Find each line holding "with" and copy it out.

=-=-=-=-=

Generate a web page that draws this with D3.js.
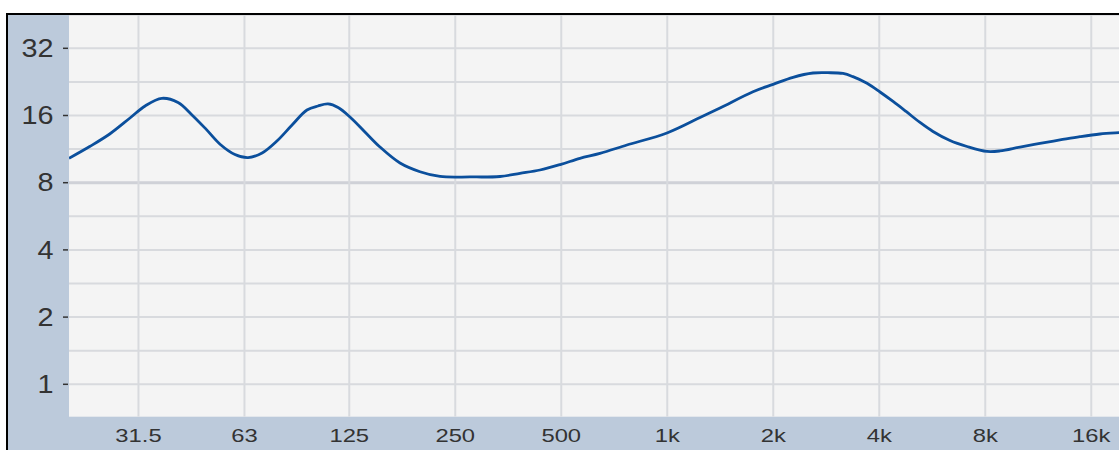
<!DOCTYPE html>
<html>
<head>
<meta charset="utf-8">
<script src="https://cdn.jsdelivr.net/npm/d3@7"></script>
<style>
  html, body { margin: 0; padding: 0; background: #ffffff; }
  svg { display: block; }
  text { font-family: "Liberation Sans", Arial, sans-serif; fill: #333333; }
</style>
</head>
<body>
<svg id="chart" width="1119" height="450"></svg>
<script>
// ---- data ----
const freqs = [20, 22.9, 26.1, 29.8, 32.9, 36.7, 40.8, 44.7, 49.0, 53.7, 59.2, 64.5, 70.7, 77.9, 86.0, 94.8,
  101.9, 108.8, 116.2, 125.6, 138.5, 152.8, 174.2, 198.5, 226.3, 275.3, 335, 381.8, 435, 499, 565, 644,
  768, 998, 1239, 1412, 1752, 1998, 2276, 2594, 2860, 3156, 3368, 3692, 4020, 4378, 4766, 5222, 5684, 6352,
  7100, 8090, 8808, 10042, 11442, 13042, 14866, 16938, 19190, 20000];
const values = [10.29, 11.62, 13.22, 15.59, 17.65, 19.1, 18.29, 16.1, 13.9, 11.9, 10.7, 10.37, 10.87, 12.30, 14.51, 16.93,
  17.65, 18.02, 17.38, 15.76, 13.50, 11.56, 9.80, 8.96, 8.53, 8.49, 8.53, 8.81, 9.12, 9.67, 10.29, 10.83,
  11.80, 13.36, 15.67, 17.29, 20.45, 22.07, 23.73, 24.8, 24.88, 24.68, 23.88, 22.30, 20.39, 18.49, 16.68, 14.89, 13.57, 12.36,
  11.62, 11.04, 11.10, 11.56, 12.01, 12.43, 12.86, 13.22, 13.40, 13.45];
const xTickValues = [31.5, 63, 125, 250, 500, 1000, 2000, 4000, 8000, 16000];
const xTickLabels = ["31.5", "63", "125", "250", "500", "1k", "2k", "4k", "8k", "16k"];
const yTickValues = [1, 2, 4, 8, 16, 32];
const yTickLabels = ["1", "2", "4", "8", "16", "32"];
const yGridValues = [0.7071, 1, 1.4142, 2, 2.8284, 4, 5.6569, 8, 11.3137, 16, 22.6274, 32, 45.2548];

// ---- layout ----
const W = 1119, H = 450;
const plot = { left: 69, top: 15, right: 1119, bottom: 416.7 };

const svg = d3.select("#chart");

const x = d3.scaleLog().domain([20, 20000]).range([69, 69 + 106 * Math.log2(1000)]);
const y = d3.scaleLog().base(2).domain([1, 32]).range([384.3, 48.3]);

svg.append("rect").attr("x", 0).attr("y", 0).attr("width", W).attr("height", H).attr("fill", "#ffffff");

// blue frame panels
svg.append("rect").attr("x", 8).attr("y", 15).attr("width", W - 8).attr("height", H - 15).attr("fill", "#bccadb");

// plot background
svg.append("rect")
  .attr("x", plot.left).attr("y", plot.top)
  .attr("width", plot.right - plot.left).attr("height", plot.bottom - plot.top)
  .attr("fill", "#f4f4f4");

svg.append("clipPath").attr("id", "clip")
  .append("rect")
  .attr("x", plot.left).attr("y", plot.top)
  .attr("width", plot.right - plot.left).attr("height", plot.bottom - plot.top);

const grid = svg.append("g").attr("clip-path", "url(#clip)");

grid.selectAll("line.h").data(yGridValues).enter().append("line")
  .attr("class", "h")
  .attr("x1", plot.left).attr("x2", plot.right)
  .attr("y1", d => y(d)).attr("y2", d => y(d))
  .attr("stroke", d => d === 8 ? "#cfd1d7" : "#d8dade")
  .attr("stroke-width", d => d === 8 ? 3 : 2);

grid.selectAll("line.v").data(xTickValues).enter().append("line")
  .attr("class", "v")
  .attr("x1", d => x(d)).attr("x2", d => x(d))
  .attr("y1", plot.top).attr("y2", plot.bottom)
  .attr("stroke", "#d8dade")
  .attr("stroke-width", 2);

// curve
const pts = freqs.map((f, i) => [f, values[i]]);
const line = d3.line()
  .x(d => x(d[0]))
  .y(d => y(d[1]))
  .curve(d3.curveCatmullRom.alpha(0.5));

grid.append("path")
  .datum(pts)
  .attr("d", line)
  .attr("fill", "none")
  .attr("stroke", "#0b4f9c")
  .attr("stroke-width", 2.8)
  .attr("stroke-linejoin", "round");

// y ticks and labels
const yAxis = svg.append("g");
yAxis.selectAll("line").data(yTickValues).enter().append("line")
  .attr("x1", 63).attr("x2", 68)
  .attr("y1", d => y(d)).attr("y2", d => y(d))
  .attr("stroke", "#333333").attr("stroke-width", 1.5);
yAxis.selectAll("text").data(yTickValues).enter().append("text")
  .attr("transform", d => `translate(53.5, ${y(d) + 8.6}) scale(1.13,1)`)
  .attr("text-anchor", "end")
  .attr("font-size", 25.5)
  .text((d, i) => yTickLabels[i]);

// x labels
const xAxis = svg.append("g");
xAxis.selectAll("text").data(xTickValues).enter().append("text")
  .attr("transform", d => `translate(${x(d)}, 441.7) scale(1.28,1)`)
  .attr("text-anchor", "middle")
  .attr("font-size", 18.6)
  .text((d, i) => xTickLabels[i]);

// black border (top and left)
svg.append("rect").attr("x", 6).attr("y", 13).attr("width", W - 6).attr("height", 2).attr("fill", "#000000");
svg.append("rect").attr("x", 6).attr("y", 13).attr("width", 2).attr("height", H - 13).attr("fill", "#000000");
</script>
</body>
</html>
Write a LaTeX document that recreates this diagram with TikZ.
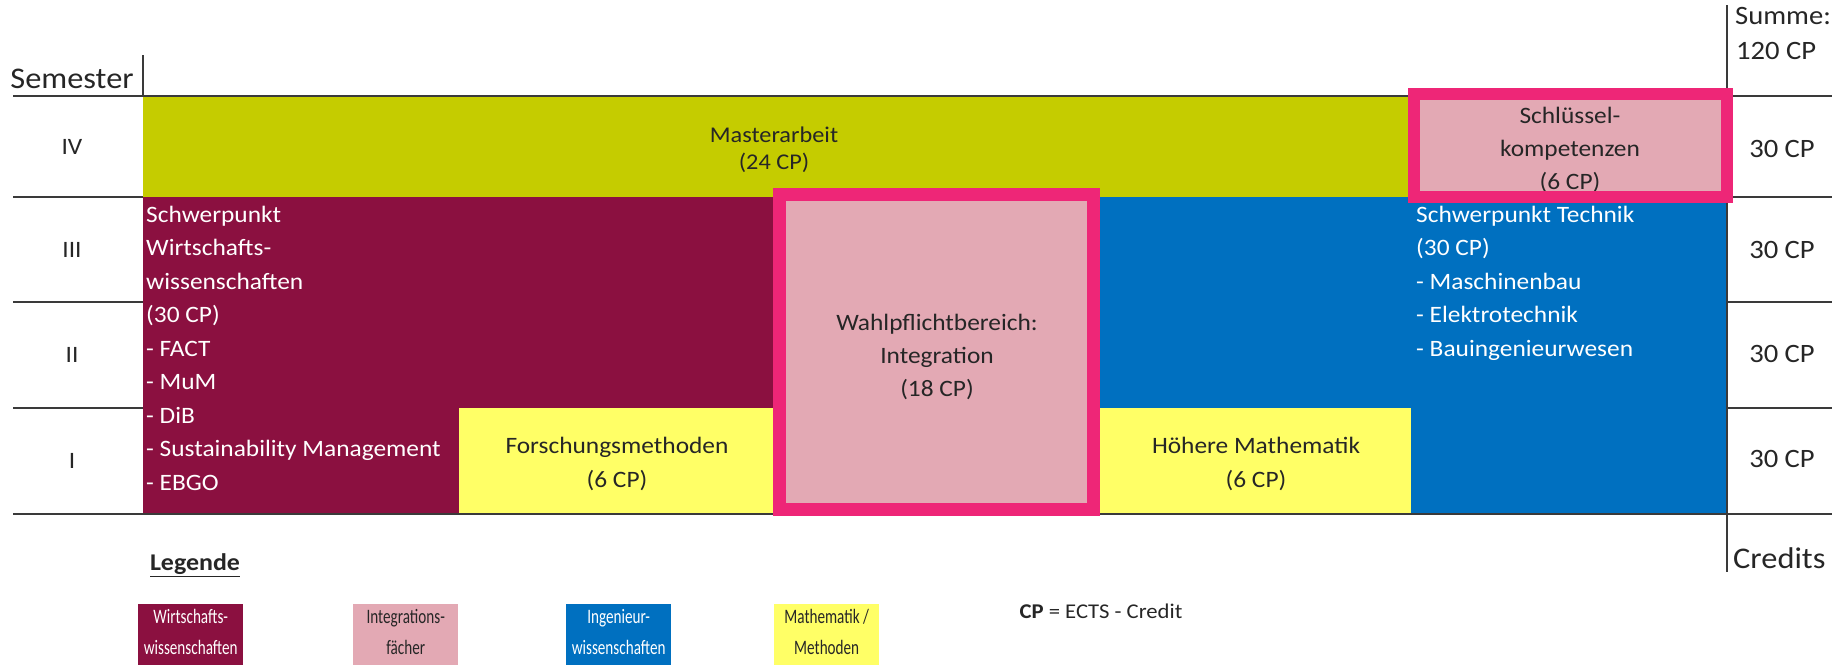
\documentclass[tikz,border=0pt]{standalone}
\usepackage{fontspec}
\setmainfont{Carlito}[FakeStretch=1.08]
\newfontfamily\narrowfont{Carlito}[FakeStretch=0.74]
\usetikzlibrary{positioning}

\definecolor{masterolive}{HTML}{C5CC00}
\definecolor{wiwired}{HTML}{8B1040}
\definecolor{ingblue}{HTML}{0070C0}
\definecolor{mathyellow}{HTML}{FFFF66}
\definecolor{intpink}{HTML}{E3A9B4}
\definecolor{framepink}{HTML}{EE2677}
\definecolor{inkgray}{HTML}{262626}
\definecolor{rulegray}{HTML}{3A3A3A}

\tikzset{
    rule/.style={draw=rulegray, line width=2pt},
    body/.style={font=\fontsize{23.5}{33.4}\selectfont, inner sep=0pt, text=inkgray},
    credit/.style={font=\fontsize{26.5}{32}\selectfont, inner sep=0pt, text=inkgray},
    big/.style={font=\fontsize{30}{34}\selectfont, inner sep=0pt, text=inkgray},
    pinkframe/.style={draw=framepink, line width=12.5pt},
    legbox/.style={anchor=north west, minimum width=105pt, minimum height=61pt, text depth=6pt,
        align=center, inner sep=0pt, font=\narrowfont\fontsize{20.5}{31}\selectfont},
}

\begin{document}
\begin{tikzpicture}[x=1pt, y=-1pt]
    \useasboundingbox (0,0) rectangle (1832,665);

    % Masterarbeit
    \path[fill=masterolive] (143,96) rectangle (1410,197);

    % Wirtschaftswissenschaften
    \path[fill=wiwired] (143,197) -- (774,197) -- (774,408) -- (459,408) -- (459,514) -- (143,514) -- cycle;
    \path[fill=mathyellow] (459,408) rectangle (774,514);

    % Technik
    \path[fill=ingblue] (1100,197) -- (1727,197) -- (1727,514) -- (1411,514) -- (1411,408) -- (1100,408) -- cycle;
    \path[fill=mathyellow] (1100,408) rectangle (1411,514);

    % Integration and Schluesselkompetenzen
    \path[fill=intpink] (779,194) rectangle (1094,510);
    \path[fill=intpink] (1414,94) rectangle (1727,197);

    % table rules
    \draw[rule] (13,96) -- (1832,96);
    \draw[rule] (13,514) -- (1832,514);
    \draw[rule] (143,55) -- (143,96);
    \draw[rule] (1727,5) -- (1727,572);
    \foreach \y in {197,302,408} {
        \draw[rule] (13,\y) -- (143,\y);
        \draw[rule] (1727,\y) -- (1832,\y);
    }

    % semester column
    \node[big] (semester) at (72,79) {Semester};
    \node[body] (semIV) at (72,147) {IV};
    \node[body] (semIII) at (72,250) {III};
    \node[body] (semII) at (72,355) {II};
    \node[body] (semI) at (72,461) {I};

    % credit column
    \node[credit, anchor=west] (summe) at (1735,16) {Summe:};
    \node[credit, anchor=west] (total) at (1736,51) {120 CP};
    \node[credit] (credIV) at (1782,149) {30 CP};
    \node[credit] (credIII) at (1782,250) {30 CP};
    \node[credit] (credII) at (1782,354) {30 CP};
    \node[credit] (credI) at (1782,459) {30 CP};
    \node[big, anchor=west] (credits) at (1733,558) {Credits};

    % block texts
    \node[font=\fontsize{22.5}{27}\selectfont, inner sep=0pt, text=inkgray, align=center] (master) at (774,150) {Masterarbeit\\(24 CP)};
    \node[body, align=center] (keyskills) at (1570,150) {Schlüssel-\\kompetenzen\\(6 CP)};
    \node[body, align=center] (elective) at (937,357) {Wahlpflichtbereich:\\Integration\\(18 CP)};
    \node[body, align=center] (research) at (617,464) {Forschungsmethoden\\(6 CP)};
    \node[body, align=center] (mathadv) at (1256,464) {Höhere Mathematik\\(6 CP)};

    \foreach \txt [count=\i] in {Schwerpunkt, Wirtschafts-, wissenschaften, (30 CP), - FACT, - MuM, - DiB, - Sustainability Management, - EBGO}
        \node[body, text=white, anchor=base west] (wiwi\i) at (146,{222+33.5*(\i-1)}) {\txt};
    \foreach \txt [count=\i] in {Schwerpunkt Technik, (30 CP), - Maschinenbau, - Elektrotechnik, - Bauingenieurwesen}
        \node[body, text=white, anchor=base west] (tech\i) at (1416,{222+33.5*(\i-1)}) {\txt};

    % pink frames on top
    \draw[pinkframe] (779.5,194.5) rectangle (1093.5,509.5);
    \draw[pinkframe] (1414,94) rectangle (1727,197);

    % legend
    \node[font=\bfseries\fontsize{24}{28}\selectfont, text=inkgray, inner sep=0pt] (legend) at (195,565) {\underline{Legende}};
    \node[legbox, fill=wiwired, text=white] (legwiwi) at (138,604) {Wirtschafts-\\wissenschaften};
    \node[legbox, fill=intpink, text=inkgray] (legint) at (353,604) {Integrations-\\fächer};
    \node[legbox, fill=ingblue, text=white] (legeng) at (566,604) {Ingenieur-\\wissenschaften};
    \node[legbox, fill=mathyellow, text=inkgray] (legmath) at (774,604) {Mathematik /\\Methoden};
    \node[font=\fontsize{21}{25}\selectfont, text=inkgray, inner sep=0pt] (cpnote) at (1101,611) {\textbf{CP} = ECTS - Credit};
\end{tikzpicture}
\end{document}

=-=-=-=-=

*THE SOLUTION*.
Generate a web page that draws this with D3.js.
Write a LaTeX document that recreates this diagram with TikZ.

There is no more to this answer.